そもそも現在、金融緩和を行っても「インフレ」にならないのは、先行きに対する経済的な「期待」が望めないからであり、これは金融政策で云々できる種のものではありません。これを日銀か「コミット」しても市場では額面通りに受け取らない可能性があるため、あまり意味がないと考えられています。

とはいえ、経済的な期待が持てない状況では、一般に、名目金利が低い状態にあることから、それなりに「チャレンジャー(イノベーター)」が存在します。このようなリスクテーカーを実際に「起業しよう」と思わせるような社会制度になっていれば、技術革新からの経済成長が見込まれ、前向きな資金需要が(徐々にではなっても)増加してくると思われます。ところが、さらにここで問題なのが、「金融市場」であり、イノベーターたちが存在していても、そこに資金を提供するような主体がいなければ、実際の起業には結びつかず、現状の打開は図ることができません。

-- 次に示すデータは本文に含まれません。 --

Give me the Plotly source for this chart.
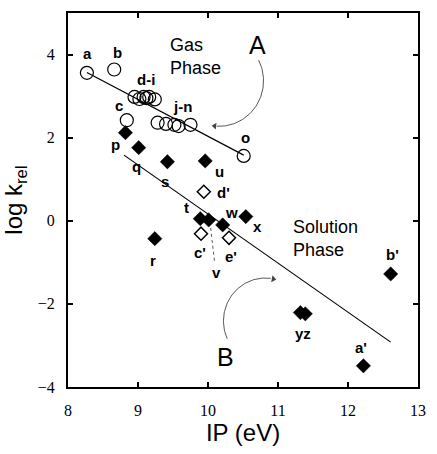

そこで、リアルな経済であろうと、金融市場であろうと、リスクがあっても果敢にチャレンジした人々が、例えば、税制等で優遇されるような社会であれば「やってみよう」と考える人々も生まれる可能性があります。

現在、政府に求められているのは、このような前向きな資金需要を掘り起こすような「政策」であり、この部分の「具体策」を出す必要があると思います。

つまり、政府が「インフレ目標」を出したのであれば、日銀に協力を求めるというよりも、むしろ、上述のように「イノベーターが起業しよう」と思うような、または/かつ、「資金提供者がリスクを冒しても投資しよう」と思うような「規制緩和」「税制優遇策」などを行うべきであり、それに向けての具体的な政策を打ち出すべきではないでしょうか。

具体的な政策があって「インフレ目標」を提示すれば、「実際にインフレになるかも」という期待も熟成される可能性があり、そのような期待が現実的な消費・投資行動に表れてくれば、景気を押し上げる機動力になるかもしれません。このように「インフレ期待」が出てきた時に「景気の腰を折らないように」という意味で、日銀に協力を求めるのであれば、その場合の政府からの協力要請は「合理性がある」といえるでしょう。

それまでの間、日銀は金融市場を慎重に観測しながら現状の金融緩和策を続けるものと思われるので、政府としては金融市場が機能不全にならないように、または/かつ、イノベーターにチャレンジを促すような様々な政策を打ち出していくことが求められているのだと思っています。